Le brigadier Gourdon, flic raciste, prompt de la gâchette dès lors que le mec de l'autre côté de son arme est basané ou un peu foncé est abattu dans le parking de sa cité. Tout accuse Emile Rochette, jeune marginal bien connu des services de police et notamment du commissaire Loiseau chargé de retrouver le tueur de Gourdon. Rochette fuit avec René son pote. Il part se mettre au vert dans une communauté dans le Cantal.
Remarques liminaires : ce roman noir a été écrit en 1978, c'est le premier de l'auteur Hervé Prudon, journaliste, né en 1950 et décédé en 2017.

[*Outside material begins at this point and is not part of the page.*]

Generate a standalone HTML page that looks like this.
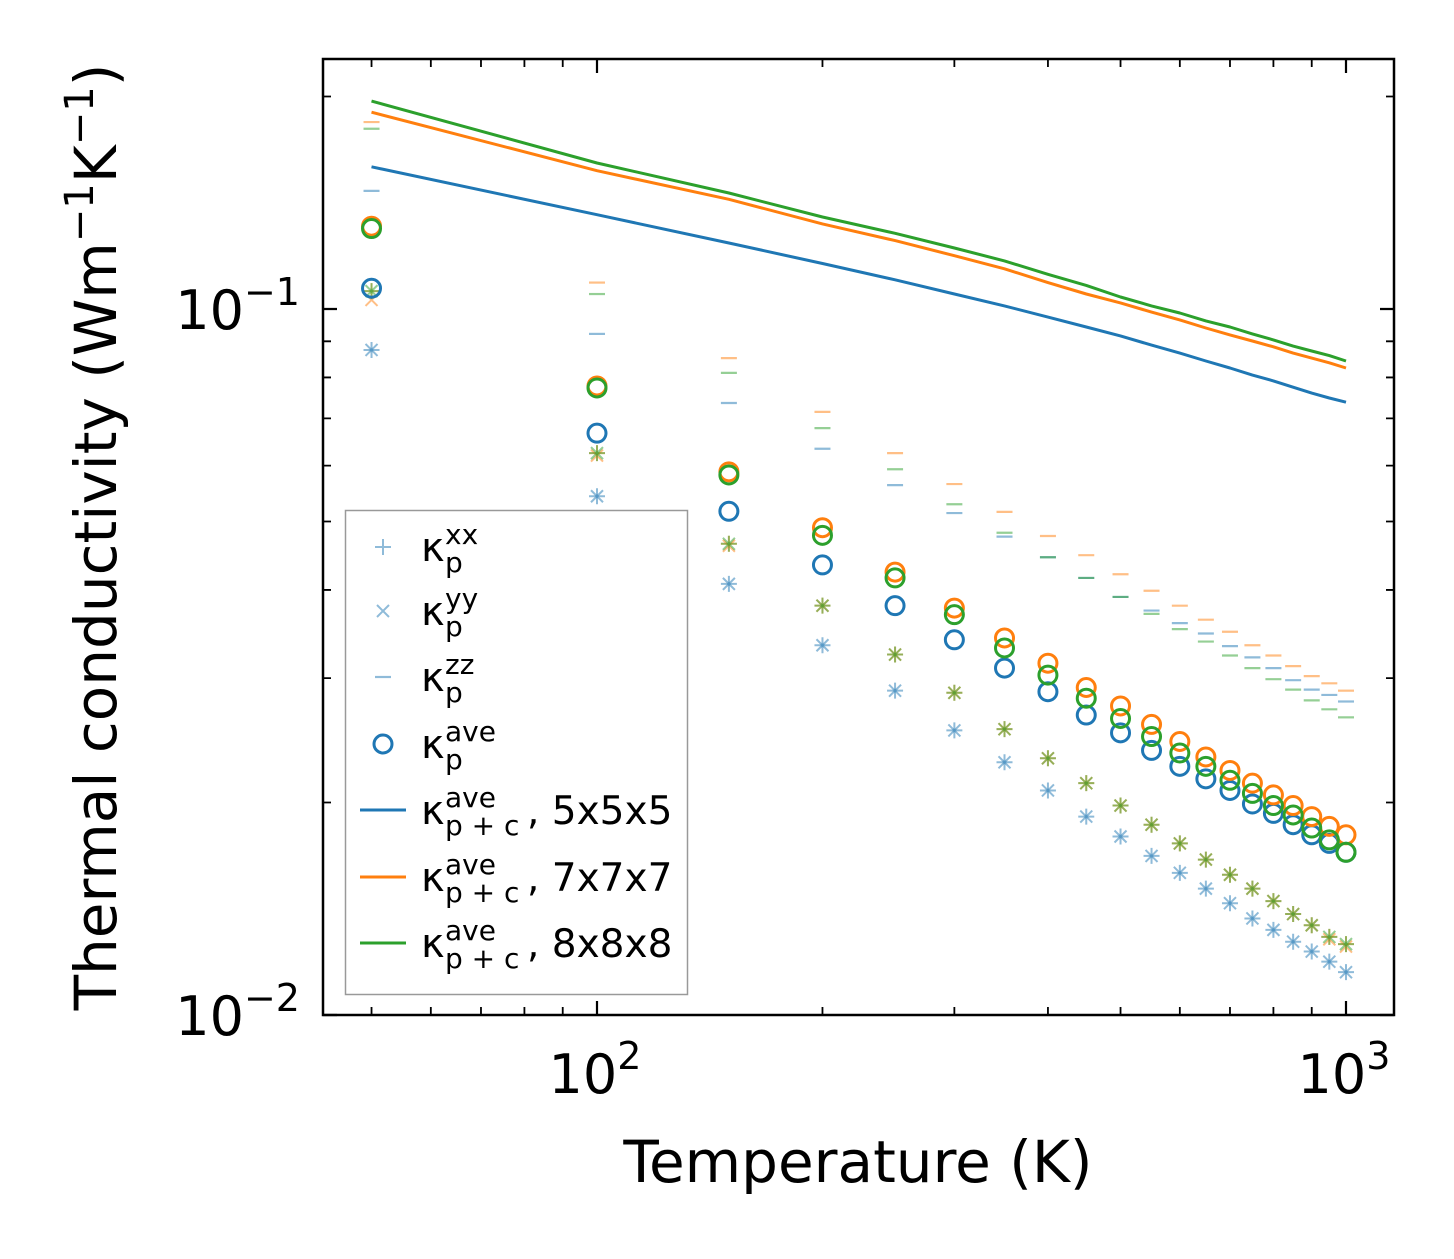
<!DOCTYPE html>
<html><head><meta charset="utf-8"><style>
html,body{margin:0;padding:0;background:#fff;}
svg text{font-family:"DejaVu Sans","Liberation Sans",sans-serif;fill:#000;}
</style></head><body>
<svg id="chart" width="1454" height="1254" viewBox="0 0 1454 1254" xmlns="http://www.w3.org/2000/svg">
<rect width="1454" height="1254" fill="#fff"/>
<g id="marks"></g>
<g id="axes"></g>
<g id="legend"></g>
</svg>
<script>
const temps=[50,100,150,200,250,300,350,400,450,500,550,600,650,700,750,800,850,900,950,1000];
const kxxBlue=[0.0875,0.0543,0.0408,0.0334,0.0288,0.0253,0.0228,0.0208,0.0191,0.0179,0.0168,0.0159,0.0151,0.0144,0.0137,0.0132,0.0127,0.0123,0.0119,0.0115];
const kyyBlue=[0.0875,0.0543,0.0408,0.0334,0.0288,0.0253,0.0228,0.0208,0.0191,0.0179,0.0168,0.0159,0.0151,0.0144,0.0137,0.0132,0.0127,0.0123,0.0119,0.0115];
const kxxOrange=[0.106,0.0625,0.0465,0.0380,0.0324,0.0286,0.0254,0.0231,0.0213,0.0198,0.0186,0.0175,0.0166,0.0158,0.0151,0.0145,0.0139,0.0134,0.0129,0.0126];
const kyyOrange=[0.103,0.0620,0.0462,0.0380,0.0324,0.0286,0.0254,0.0231,0.0213,0.0198,0.0186,0.0175,0.0166,0.0158,0.0151,0.0145,0.0139,0.0134,0.0128,0.0125];
const kxxGreen=[0.106,0.0625,0.0465,0.0380,0.0324,0.0286,0.0254,0.0231,0.0213,0.0198,0.0186,0.0175,0.0166,0.0158,0.0151,0.0145,0.0139,0.0134,0.0129,0.0126];
const kyyGreen=[0.106,0.0625,0.0465,0.0380,0.0324,0.0286,0.0254,0.0231,0.0213,0.0198,0.0186,0.0175,0.0166,0.0158,0.0151,0.0145,0.0139,0.0134,0.0129,0.0126];
const kzzBlue=[0.147,0.0922,0.0736,0.0634,0.0563,0.0514,0.0476,0.0445,0.0416,0.0391,0.0374,0.0359,0.0347,0.0333,0.0321,0.0310,0.0298,0.0289,0.0284,0.0278];
const kzzOrange=[0.184,0.109,0.0852,0.0715,0.0625,0.0565,0.0516,0.0477,0.0448,0.0421,0.0399,0.0380,0.0363,0.0349,0.0334,0.0323,0.0312,0.0302,0.0295,0.0288];
const kzzGreen=[0.180,0.105,0.0812,0.0678,0.0593,0.0529,0.0482,0.0445,0.0416,0.0391,0.0370,0.0352,0.0338,0.0323,0.0310,0.0299,0.0289,0.0279,0.0271,0.0264];
const kaveBlue=[0.107,0.0667,0.0517,0.0434,0.0380,0.0340,0.0310,0.0287,0.0266,0.0251,0.0237,0.0225,0.0216,0.0208,0.0199,0.0193,0.0186,0.0180,0.0175,0.0170];
const kaveOrange=[0.131,0.0778,0.0588,0.0490,0.0424,0.0377,0.0342,0.0315,0.0291,0.0274,0.0258,0.0244,0.0232,0.0222,0.0213,0.0205,0.0198,0.0191,0.0185,0.0180];
const kaveGreen=[0.130,0.0773,0.0582,0.0478,0.0416,0.0369,0.0331,0.0303,0.0281,0.0263,0.0248,0.0235,0.0225,0.0215,0.0206,0.0198,0.0192,0.0184,0.0177,0.0170];
const kpc555=[0.159,0.136,0.124,0.116,0.110,0.105,0.101,0.0974,0.0943,0.0916,0.0889,0.0866,0.0844,0.0825,0.0806,0.0791,0.0775,0.0760,0.0748,0.0738];
const kpc777=[0.190,0.157,0.143,0.132,0.125,0.119,0.114,0.109,0.105,0.102,0.0990,0.0965,0.0940,0.0919,0.0901,0.0884,0.0866,0.0852,0.0839,0.0825];
const kpc888=[0.197,0.161,0.146,0.135,0.128,0.122,0.117,0.112,0.108,0.104,0.101,0.0987,0.0962,0.0943,0.0922,0.0904,0.0886,0.0872,0.0859,0.0844];
const xMajor=[100,1000];
const xMajorLabels=["2","3"];
const yMajor=[0.01,0.1];
const yMajorLabels=["\u22122","\u22121"];

const NS="http://www.w3.org/2000/svg";
const L=323,R=1394,T=59,B=1015;
function xs(v){return 597+(Math.log10(v)-2)*749;}
function ys(v){return 309-(Math.log10(v)+1)*706;}
function mk(tag,attrs,parent){const e=document.createElementNS(NS,tag);for(const k in attrs)e.setAttribute(k,attrs[k]);parent.appendChild(e);return e;}
const marks=document.getElementById('marks');
const axes=document.getElementById('axes');
const legend=document.getElementById('legend');
const C={blue:'#1f77b4',orange:'#ff7f0e',green:'#2ca02c'};

function plus(g,x,y,col,s){return mk('path',{d:`M${x-s} ${y}H${x+s}M${x} ${y-s}V${y+s}`,stroke:col,'stroke-width':2,'stroke-opacity':0.5,fill:'none'},g);}
function cross(g,x,y,col,s){return mk('path',{d:`M${x-s} ${y-s}L${x+s} ${y+s}M${x-s} ${y+s}L${x+s} ${y-s}`,stroke:col,'stroke-width':2,'stroke-opacity':0.5,fill:'none'},g);}
function dash(g,x,y,col,s){return mk('path',{d:`M${x-s} ${y}H${x+s}`,stroke:col,'stroke-width':2.2,'stroke-opacity':0.5,fill:'none'},g);}

const series=[
 {name:'blue',col:C.blue,xx:kxxBlue,yy:kyyBlue,zz:kzzBlue,ave:kaveBlue,line:kpc555},
 {name:'orange',col:C.orange,xx:kxxOrange,yy:kyyOrange,zz:kzzOrange,ave:kaveOrange,line:kpc777},
 {name:'green',col:C.green,xx:kxxGreen,yy:kyyGreen,zz:kzzGreen,ave:kaveGreen,line:kpc888}
];
series.forEach(s=>{
 const g=mk('g',{},marks);
 
 
 temps.forEach((t,i)=>{
  const x=xs(t);
  const a=plus(g,x,ys(s.xx[i]),s.col,8);
  
  
  const b=cross(g,x,ys(s.yy[i]),s.col,6);
  
  
  const c=dash(g,x,ys(s.zz[i]),s.col,8);
  
  
 });
});
series.forEach(s=>{
 const g=mk('g',{},marks);
 
 
 temps.forEach((t,i)=>{
  const c=mk('circle',{cx:xs(t),cy:ys(s.ave[i]),r:9,fill:'none',stroke:s.col,'stroke-width':3},g);
  
  
 });
 const d=temps.map((t,i)=>(i?'L':'M')+xs(t).toFixed(1)+' '+ys(s.line[i]).toFixed(1)).join('');
 const p=mk('path',{d:d,fill:'none',stroke:s.col,'stroke-width':3,'stroke-linejoin':'round'},marks);
 
 
});

const fr=mk('rect',{x:L,y:T,width:R-L,height:B-T,fill:'none',stroke:'#000','stroke-width':2.5},axes);


const xt=[];
for(let d=10;d<=1000;d*=10)for(let m=1;m<10;m++){const v=m*d;const x=xs(v);if(x>=L&&x<=R)xt.push([x,m===1]);}
xt.forEach(([x,maj])=>{const l=maj?14:8;
 const a=mk('path',{d:`M${x} ${B}V${B-l}M${x} ${T}V${T+l}`,stroke:'#000','stroke-width':maj?2.2:1.8},axes);
 
 
});
const yt=[];
for(let d=0.001;d<=1;d*=10)for(let m=1;m<10;m++){const v=m*d;const y=ys(v);if(y>=T-0.5&&y<=B+0.5)yt.push([y,m===1]);}
yt.forEach(([y,maj])=>{const l=maj?14:8;
 const a=mk('path',{d:`M${L} ${y}H${L+l}M${R} ${y}H${R-l}`,stroke:'#000','stroke-width':maj?2.2:1.8},axes);
 
 
});
xMajor.forEach((v,i)=>{
 const t=mk('text',{x:xs(v)-2,y:1093,'font-size':54,'text-anchor':'middle'},axes);
 
 
 t.innerHTML=`10<tspan dy="-24" font-size="38">${xMajorLabels[i]}</tspan>`;
});
yMajor.forEach((v,i)=>{
 const t=mk('text',{x:300,y:ys(v)+20,'font-size':54,'text-anchor':'end'},axes);
 
 
 t.innerHTML=`10<tspan dy="-24" font-size="38">${yMajorLabels[i]}</tspan>`;
});
const xl=mk('text',{x:858,y:1182,'font-size':58,'text-anchor':'middle'},axes);


xl.textContent='Temperature (K)';
const yl=mk('text',{x:0,y:0,'font-size':58,'text-anchor':'middle',transform:'translate(116,537) rotate(-90)'},axes);


yl.innerHTML='Thermal conductivity (Wm<tspan dy="-23" font-size="40">\u22121</tspan><tspan dy="23">K</tspan><tspan dy="-23" font-size="40">\u22121</tspan><tspan dy="23">)</tspan>';

const lb=mk('rect',{x:345.5,y:510.5,width:342,height:484,fill:'#fff','fill-opacity':0.8,stroke:'#999','stroke-width':1.5},legend);


const entries=[
 {y:547,kind:'plus',col:C.blue,sup:'xx',sub:'p',rest:''},
 {y:611,kind:'cross',col:C.blue,sup:'yy',sub:'p',rest:''},
 {y:677,kind:'dash',col:C.blue,sup:'zz',sub:'p',rest:''},
 {y:744,kind:'circle',col:C.blue,sup:'ave',sub:'p',rest:''},
 {y:810,kind:'line',col:C.blue,sup:'ave',sub:'p + c',rest:', 5x5x5'},
 {y:877,kind:'line',col:C.orange,sup:'ave',sub:'p + c',rest:', 7x7x7'},
 {y:943,kind:'line',col:C.green,sup:'ave',sub:'p + c',rest:', 8x8x8'}
];
entries.forEach(e=>{
 const g=mk('g',{},legend);
 
 
 const x=383,y=e.y;
 if(e.kind==='plus')plus(g,x,y,e.col,8);
 else if(e.kind==='cross')cross(g,x,y,e.col,6);
 else if(e.kind==='dash')dash(g,x,y,e.col,8);
 else if(e.kind==='circle')mk('circle',{cx:x,cy:y,r:9,fill:'none',stroke:e.col,'stroke-width':3},g);
 else mk('path',{d:`M360 ${y}H406`,stroke:e.col,'stroke-width':3},g);
 const k=mk('text',{x:421,y:y+14,'font-size':40},g);
 k.textContent='\u03ba';
 const sp=mk('text',{x:445,y:y-3,'font-size':28},g);
 sp.textContent=e.sup;
 const sb=mk('text',{x:445,y:y+25,'font-size':28},g);
 sb.textContent=e.sub;
 if(e.rest){const r=mk('text',{x:527,y:y+14,'font-size':39},g);r.textContent=e.rest;}
});
</script>
</body></html>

Ce qui surprend, agréablement il va sans dire, c'est d'abord le style. Familier, oralisé, qui vaut quelques phrases exquises : "Elle savait que Rochette avait une tête fragile. Il pouvait rester des heures entières sans rien dire. Elle le regardait et pouvait entendre grincer tous les ressorts dans sa tête. Un ressort avait pu lâcher." (p.171) Les idées et trouvailles d'Hervé Prudon sont au service de son histoire noire et désespérée. 1978, la fin des années de reconstruction, de plein emploi. Les chocs pétroliers sont passés par là, la crise pointe le bout de son nez, l'exode des ruraux vers les villes pour s'entasser dans des HLM construites à la va-vite, les hippies sont fatigués et le "No future" des punks débarque. Rochette est le symbole de cette société qui croit de moins en moins en l'avenir. Il a, à quelques chose près, l'âge de l'auteur.

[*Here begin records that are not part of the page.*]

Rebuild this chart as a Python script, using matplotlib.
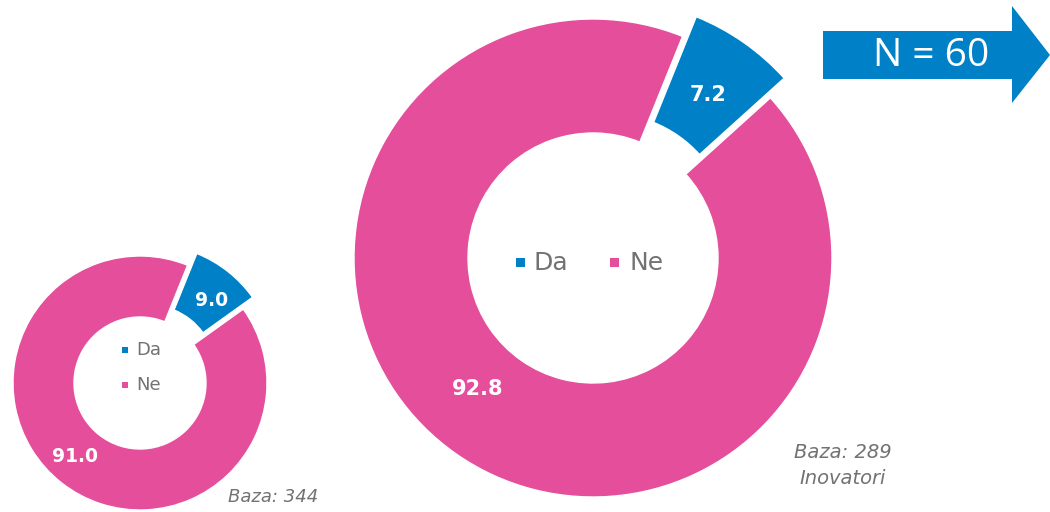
import matplotlib
matplotlib.use("Agg")
import matplotlib.pyplot as plt
from matplotlib.patches import Polygon, Rectangle

# Data
categories = ["Da", "Ne"]
values_small = [9.0, 91.0]
values_large = [7.2, 92.8]
baza_small = "Baza: 344"
baza_large = "Baza: 289\nInovatori"
arrow_text = "N = 60"

colors = ["#0080C6", "#E44E9B"]
gray = "#727272"
FONT = ["DejaVu Sans"]

W, H = 1050, 512
fig = plt.figure(figsize=(W / 100, H / 100), dpi=100)
ax = fig.add_axes([0, 0, 1, 1])


def Y(y):
    return H - y


def donut(values, cx, cy, r, width, expl):
    ax.pie(values, colors=colors, startangle=68, counterclock=False,
           explode=(expl, 0.0), center=(cx, Y(cy)), radius=r,
           wedgeprops=dict(width=width, edgecolor="white", linewidth=1.0),
           frame=True)


donut(values_large, 593, 258, 239, 114, 24)
donut(values_small, 140, 383, 127, 61, 15)
ax.set_xlim(0, W)
ax.set_ylim(0, H)
ax.set_aspect("equal")
ax.axis("off")

# value labels
ax.text(708, Y(95), f"{values_large[0]:.1f}", color="white", fontsize=15, fontweight="bold",
        ha="center", va="center", family=FONT)
ax.text(478, Y(389), f"{values_large[1]:.1f}", color="white", fontsize=15, fontweight="bold",
        ha="center", va="center", family=FONT)
ax.text(212, Y(301), f"{values_small[0]:.1f}", color="white", fontsize=13.5, fontweight="bold",
        ha="center", va="center", family=FONT)
ax.text(75, Y(456), f"{values_small[1]:.1f}", color="white", fontsize=13.5, fontweight="bold",
        ha="center", va="center", family=FONT)

# legend large (horizontal)
for cat, col, mx, tx in [(categories[0], colors[0], 520, 534), (categories[1], colors[1], 614.5, 629)]:
    ax.add_patch(Rectangle((mx - 4.5, Y(262) - 4.5), 9, 9, color=col, lw=0))
    ax.text(tx, Y(263), cat, color=gray, fontsize=18, ha="left", va="center", family=FONT)

# legend small (vertical)
for cat, col, yy in [(categories[0], colors[0], 350), (categories[1], colors[1], 385)]:
    ax.add_patch(Rectangle((125 - 3, Y(yy) - 3), 6, 6, color=col, lw=0))
    ax.text(136, Y(yy), cat, color=gray, fontsize=13, ha="left", va="center", family=FONT)

# Baza texts
ax.text(228, Y(497), baza_small, color=gray, fontsize=13, style="italic",
        ha="left", va="center", family=FONT)
ax.text(843, Y(453), baza_large.split("\n")[0], color=gray, fontsize=14, style="italic",
        ha="center", va="center", family=FONT)
ax.text(843, Y(478), baza_large.split("\n")[1], color=gray, fontsize=14, style="italic",
        ha="center", va="center", family=FONT)

# Arrow
arrow_pts = [(823, 31), (1012, 31), (1012, 6), (1050, 55), (1012, 103), (1012, 79), (823, 79)]
ax.add_patch(Polygon([(x, Y(y)) for x, y in arrow_pts], closed=True, color=colors[0], lw=0))
ax.text(931, Y(56), arrow_text, color="white", fontsize=28, ha="center", va="center",
        family=["Open Sans", "DejaVu Sans"])

fig.savefig("out.png", dpi=100)
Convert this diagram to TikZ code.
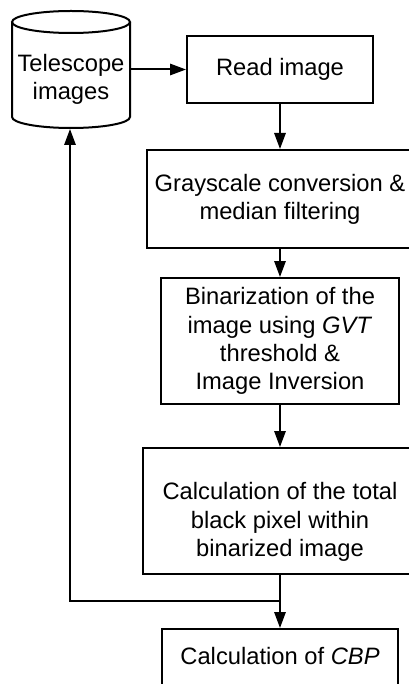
\documentclass[tikz,border=0pt]{standalone}
\usepackage{fontspec}
\setmainfont{Liberation Sans}
\usetikzlibrary{arrows.meta}
\tikzset{
  lbl/.style={align=center, inner sep=0pt, font=\fontsize{17.8pt}{21.2pt}\selectfont},
  box/.style={lbl, draw, line width=1.5pt, rectangle},
  flow/.style={line width=1.5pt, -{Triangle[length=12pt,width=8.5pt]}},
  link/.style={line width=1.5pt},
}
\begin{document}
\begin{tikzpicture}[x=0.75pt,y=-0.75pt]
\useasboundingbox (0,0) rectangle (409,684);
\clip (0,0) rectangle (409,684);
% image store drawn as a cylinder
\draw[link] (12,22) -- (12,117)
  arc[start angle=180, end angle=360, x radius=44.25pt, y radius=8.25pt]
  -- (130,22);
\draw[link] (71,22) ellipse[x radius=44.25pt, y radius=8.25pt];
\node[minimum width=88.5pt, minimum height=71.25pt, inner sep=0pt] (tel) at (71,69.5) {};
\node[lbl] (teltxt) at (71,79) {Telescope\\images};
\coordinate (telbase) at (70,129);
% processing steps
\node[box, minimum width=139.5pt, minimum height=50.25pt] (read) at (280,69.5) {Read image};
\node[box, minimum width=199.5pt, minimum height=73.5pt] (gray) at (280,199) {Grayscale conversion \&\\median filtering};
\node[box, minimum width=178.5pt, minimum height=94.5pt] (bin) at (280,341) {Binarization of the\\image using \textit{GVT}\\threshold \&\\Image Inversion};
\node[box, minimum width=205.5pt, minimum height=94.5pt] (calc) at (280,511) {};
\node[lbl] (calctxt) at (280,522) {Calculation of the total\\black pixel within\\binarized image};
\node[box, minimum width=177pt, minimum height=54pt] (cbp) at (280,665) {};
\node[lbl] (cbptxt) at (280,656) {Calculation of \textit{CBP}};
% connectors
\coordinate (junc) at (280,601);
\draw[flow] (tel.east) -- (read.west);
\draw[flow] (read.south) -- (gray.north);
\draw[flow] (gray.south) -- (bin.north);
\draw[flow] (bin.south) -- (calc.north);
\draw[link] (calc.south) -- (junc);
\draw[flow] (junc) -- (cbp.north);
\draw[flow] (junc) -| (telbase);
\end{tikzpicture}
\end{document}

C'est donc du noir, de l'espoir broyé dans la réalité ; tout cela, parfois un peu long, mais mis en mots dans un style qui claque, qui n'a absolument pas vieilli. Ce bouquin aurait pu être écrit et installé dans notre époque, à quelques détails près. Je ne connaissais pas Hervé Prudon, c'est une très belle idée que de rééditer ses ouvrages (dans la même collection, deux autres titres : Banquise et La langue chienne) surtout s'ils sont aussi bons qu'icelui.
Titre reçu gracieusement grâce à la Librairie Dialogues et ses Dialogues croisés.